# DATA EXCERPT start

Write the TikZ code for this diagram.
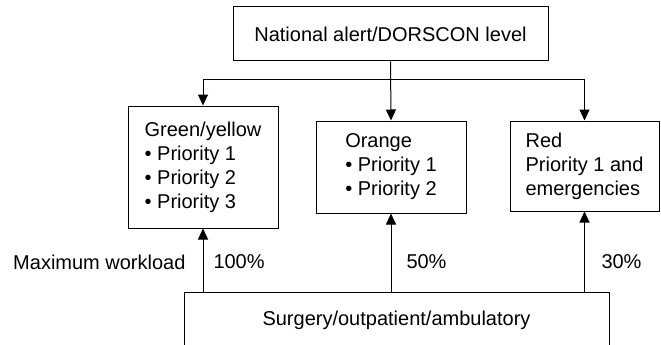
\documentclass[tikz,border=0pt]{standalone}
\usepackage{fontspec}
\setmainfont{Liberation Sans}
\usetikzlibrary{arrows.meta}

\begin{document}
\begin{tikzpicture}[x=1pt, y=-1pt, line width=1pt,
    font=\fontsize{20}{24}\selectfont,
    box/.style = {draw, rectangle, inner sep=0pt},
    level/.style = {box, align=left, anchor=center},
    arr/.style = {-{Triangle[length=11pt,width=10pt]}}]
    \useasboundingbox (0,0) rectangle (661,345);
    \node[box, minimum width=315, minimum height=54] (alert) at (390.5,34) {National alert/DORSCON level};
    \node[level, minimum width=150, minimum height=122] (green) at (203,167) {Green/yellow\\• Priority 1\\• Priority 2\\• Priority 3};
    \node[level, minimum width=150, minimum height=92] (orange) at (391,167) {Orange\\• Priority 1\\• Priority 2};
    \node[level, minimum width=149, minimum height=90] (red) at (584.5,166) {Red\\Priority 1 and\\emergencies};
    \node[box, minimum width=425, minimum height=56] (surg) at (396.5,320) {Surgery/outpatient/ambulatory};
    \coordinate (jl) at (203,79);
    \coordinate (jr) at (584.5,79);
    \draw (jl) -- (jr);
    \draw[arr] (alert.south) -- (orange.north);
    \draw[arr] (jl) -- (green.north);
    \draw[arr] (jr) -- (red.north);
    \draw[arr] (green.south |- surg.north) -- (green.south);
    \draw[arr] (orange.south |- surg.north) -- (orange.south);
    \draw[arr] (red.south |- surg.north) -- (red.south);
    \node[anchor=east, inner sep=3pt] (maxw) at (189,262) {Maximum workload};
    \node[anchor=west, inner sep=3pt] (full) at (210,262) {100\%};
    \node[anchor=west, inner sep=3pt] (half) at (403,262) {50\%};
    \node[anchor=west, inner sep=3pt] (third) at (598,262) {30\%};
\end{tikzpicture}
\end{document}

# DATA EXCERPT end

> [JOB] Give all the lines above again, character for character, without pictures.

> [RESPONSE]
Write the TikZ code for this diagram.
\documentclass[tikz,border=0pt]{standalone}
\usepackage{fontspec}
\setmainfont{Liberation Sans}
\usetikzlibrary{arrows.meta}

\begin{document}
\begin{tikzpicture}[x=1pt, y=-1pt, line width=1pt,
    font=\fontsize{20}{24}\selectfont,
    box/.style = {draw, rectangle, inner sep=0pt},
    level/.style = {box, align=left, anchor=center},
    arr/.style = {-{Triangle[length=11pt,width=10pt]}}]
    \useasboundingbox (0,0) rectangle (661,345);
    \node[box, minimum width=315, minimum height=54] (alert) at (390.5,34) {National alert/DORSCON level};
    \node[level, minimum width=150, minimum height=122] (green) at (203,167) {Green/yellow\\• Priority 1\\• Priority 2\\• Priority 3};
    \node[level, minimum width=150, minimum height=92] (orange) at (391,167) {Orange\\• Priority 1\\• Priority 2};
    \node[level, minimum width=149, minimum height=90] (red) at (584.5,166) {Red\\Priority 1 and\\emergencies};
    \node[box, minimum width=425, minimum height=56] (surg) at (396.5,320) {Surgery/outpatient/ambulatory};
    \coordinate (jl) at (203,79);
    \coordinate (jr) at (584.5,79);
    \draw (jl) -- (jr);
    \draw[arr] (alert.south) -- (orange.north);
    \draw[arr] (jl) -- (green.north);
    \draw[arr] (jr) -- (red.north);
    \draw[arr] (green.south |- surg.north) -- (green.south);
    \draw[arr] (orange.south |- surg.north) -- (orange.south);
    \draw[arr] (red.south |- surg.north) -- (red.south);
    \node[anchor=east, inner sep=3pt] (maxw) at (189,262) {Maximum workload};
    \node[anchor=west, inner sep=3pt] (full) at (210,262) {100\%};
    \node[anchor=west, inner sep=3pt] (half) at (403,262) {50\%};
    \node[anchor=west, inner sep=3pt] (third) at (598,262) {30\%};
\end{tikzpicture}
\end{document}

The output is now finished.